Out of Reception
The Connection Dilemma
Five years ago I was standing on a small island of the Limay river in Patagonia. It was late at night, we were far from everything and the sky was full of stars. I was admiring the inverted constellations of the Southern Hemisphere when suddenly a line of small white lights, like miniature em dashes, emerged in a row over the horizon. My friend had told me about these satellites though I didn’t really understand what he was talking about. I’m glad he did because otherwise I would have lost my mind and prepared for interstellar invasion.
That was Starlink, of course, and it was still new back then. On the island where we camped there was one tree where the guides got a weak cell signal and they hung their phones if they were lucky they could get text messages from their girlfriends or the lodges. But nobody sat around the fire staring at their phones. Instead, we grilled and drank beer and slept in military tents and felt far from everything.
Now the guides have Starlink on their trucks and, if you wish, you’ll rarely be out of reception. On this trip I never got the password, I didn’t want to the option of being connected. My friends did—they had to check in with jobs and wives and people in the snowstorms back home. It’s not a judgment, being in touch is the price of going on a trip like this.
But I tried to live without. I knew if I logged in once then I couldn’t be trusted to stay offline. The habit of checking in, with apps, with podcasts, with the analytics that inform our lives (followers, subscribers and the rest) is so pervasive that it’s almost invisible. We reflexively look at our phones so often that it takes more than a week on the water and away from all that to break the habit.
Everybody is struggling to find the right balance with technology. I’m obsessed with audiobooks, with podcasts, with news apps, it’s the hum of how I engage with the world. And there are so many ways modern phones help us. I mean, Michael and I recorded and sent out a podcast while we were in Patagonia, which is still wild to me. Unfortunately these check-ins are not daily, they’re not hourly, they’re constant. Turning off notifications was a small step. Some people delete apps, keep their phone in another room or do whatever they can to end the habit of relying on convenient digital stimulation.
It’s hard. We used to have dividing lines between when we were online and when we were off, which encouraged clearer distinctions between work and play. It was like the digital version of not working on weekends, but those distinctions are long gone. We take for granted that we can reach or be reached wherever we are. It’s amazing to read biographies or histories from the 1940s or 50s when people were writing letters every morning and sending cables to their friends. News traveled slowly and they were used to that, though of course they knew no other way.
Well now we do know another way. And it’s going to take a lot of work to slow ourselves down. What’s frustrating is that the connectivity rarely seems to make anybody happier. So we’re left trying to find the right balance of professional duties and time off. The inversion is also true, we can’t expect people to be available to respond to us at all time.
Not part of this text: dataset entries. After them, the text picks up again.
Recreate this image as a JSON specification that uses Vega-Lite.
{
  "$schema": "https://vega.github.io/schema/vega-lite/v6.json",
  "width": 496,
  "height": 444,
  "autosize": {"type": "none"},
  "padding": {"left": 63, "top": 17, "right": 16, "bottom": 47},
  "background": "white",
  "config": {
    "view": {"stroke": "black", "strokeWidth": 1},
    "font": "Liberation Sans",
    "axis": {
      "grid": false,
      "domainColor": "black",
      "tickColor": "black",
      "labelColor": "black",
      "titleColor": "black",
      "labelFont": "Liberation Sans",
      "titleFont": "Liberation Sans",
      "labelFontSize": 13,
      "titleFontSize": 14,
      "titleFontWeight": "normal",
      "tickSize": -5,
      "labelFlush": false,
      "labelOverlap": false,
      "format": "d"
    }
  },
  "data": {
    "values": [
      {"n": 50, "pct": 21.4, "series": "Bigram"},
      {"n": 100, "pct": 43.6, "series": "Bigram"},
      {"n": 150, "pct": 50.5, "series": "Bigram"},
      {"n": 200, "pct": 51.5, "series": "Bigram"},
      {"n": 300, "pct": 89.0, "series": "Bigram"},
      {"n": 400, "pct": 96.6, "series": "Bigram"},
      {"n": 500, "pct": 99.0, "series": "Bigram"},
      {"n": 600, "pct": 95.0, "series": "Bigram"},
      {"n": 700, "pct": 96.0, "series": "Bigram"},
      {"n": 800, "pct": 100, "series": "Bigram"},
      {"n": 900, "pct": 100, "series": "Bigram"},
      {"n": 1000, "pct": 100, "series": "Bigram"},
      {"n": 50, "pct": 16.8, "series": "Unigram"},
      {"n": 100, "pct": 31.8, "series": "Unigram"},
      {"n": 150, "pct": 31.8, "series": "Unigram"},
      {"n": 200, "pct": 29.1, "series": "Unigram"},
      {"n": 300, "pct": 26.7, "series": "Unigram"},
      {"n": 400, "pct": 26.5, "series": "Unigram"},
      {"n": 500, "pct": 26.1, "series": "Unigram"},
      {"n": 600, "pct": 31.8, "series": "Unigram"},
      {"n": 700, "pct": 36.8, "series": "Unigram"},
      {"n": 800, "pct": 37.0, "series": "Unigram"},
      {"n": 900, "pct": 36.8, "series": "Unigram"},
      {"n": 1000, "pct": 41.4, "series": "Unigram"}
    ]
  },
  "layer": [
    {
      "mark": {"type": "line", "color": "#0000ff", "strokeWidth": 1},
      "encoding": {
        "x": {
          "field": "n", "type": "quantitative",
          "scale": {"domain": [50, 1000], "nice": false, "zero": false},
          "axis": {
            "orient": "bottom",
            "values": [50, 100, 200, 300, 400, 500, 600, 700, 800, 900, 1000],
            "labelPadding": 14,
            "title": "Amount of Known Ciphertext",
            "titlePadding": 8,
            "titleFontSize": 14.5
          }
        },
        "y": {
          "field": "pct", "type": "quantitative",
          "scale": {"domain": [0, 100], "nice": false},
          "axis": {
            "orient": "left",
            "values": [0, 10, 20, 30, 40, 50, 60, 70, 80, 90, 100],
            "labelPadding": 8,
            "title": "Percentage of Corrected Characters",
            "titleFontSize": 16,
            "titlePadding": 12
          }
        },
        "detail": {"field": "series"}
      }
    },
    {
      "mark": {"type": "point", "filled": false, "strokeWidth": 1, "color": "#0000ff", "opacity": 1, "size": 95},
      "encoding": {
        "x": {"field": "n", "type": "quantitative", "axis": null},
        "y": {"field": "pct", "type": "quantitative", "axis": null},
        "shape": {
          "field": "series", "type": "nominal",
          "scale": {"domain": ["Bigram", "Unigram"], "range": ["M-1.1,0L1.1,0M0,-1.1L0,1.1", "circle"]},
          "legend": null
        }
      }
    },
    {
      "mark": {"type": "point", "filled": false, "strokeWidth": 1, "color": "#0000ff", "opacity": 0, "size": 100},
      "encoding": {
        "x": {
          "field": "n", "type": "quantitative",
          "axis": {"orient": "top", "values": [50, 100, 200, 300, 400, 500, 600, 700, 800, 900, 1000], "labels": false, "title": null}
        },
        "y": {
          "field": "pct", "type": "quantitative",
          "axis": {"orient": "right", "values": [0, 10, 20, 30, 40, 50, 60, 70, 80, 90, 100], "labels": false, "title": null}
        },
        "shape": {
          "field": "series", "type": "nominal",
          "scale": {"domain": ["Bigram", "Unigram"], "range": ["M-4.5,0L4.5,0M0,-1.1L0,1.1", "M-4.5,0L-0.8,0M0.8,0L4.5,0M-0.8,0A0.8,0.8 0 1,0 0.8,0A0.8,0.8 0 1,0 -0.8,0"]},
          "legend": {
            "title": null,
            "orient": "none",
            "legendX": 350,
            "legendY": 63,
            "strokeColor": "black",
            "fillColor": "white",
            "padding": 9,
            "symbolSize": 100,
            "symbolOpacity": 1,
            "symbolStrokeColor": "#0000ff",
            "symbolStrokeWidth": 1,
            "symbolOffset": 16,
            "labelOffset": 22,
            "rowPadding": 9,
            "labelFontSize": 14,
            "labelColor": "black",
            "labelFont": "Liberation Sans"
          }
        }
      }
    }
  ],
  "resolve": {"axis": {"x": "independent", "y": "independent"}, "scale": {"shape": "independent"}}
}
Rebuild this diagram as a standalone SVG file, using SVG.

But we do: I know he’s online on his flight right now, reply to me, man!
Hopefully you find your way to handle this issue, which is honestly one of the defining parts of modern life. Another way is to head out into the world, you don’t have to fish, but you can find a place where you’re engaging with something that matters to you in a way no digital experience can recreate. One thing is real, the other is mediated. You know which matters more, now you just have to go and find it.
You have a wonderful way of nudging us to be better versions of ourselves. I needed this this morning, thanks!
This is so true, given we are constantly connected with our phones, everyone expects a response at once. The number of ways someone can reach you email, text, phone, social media, it's hard to hide. It's why I'm trying to put my phone in the other room and grabbing a good book, to let my mind get lost in a story or wander, without the incessant need to pick the phone back up, every time some thought enters my mind. Hopefully that is the better way to go? It's definitely more relaxing.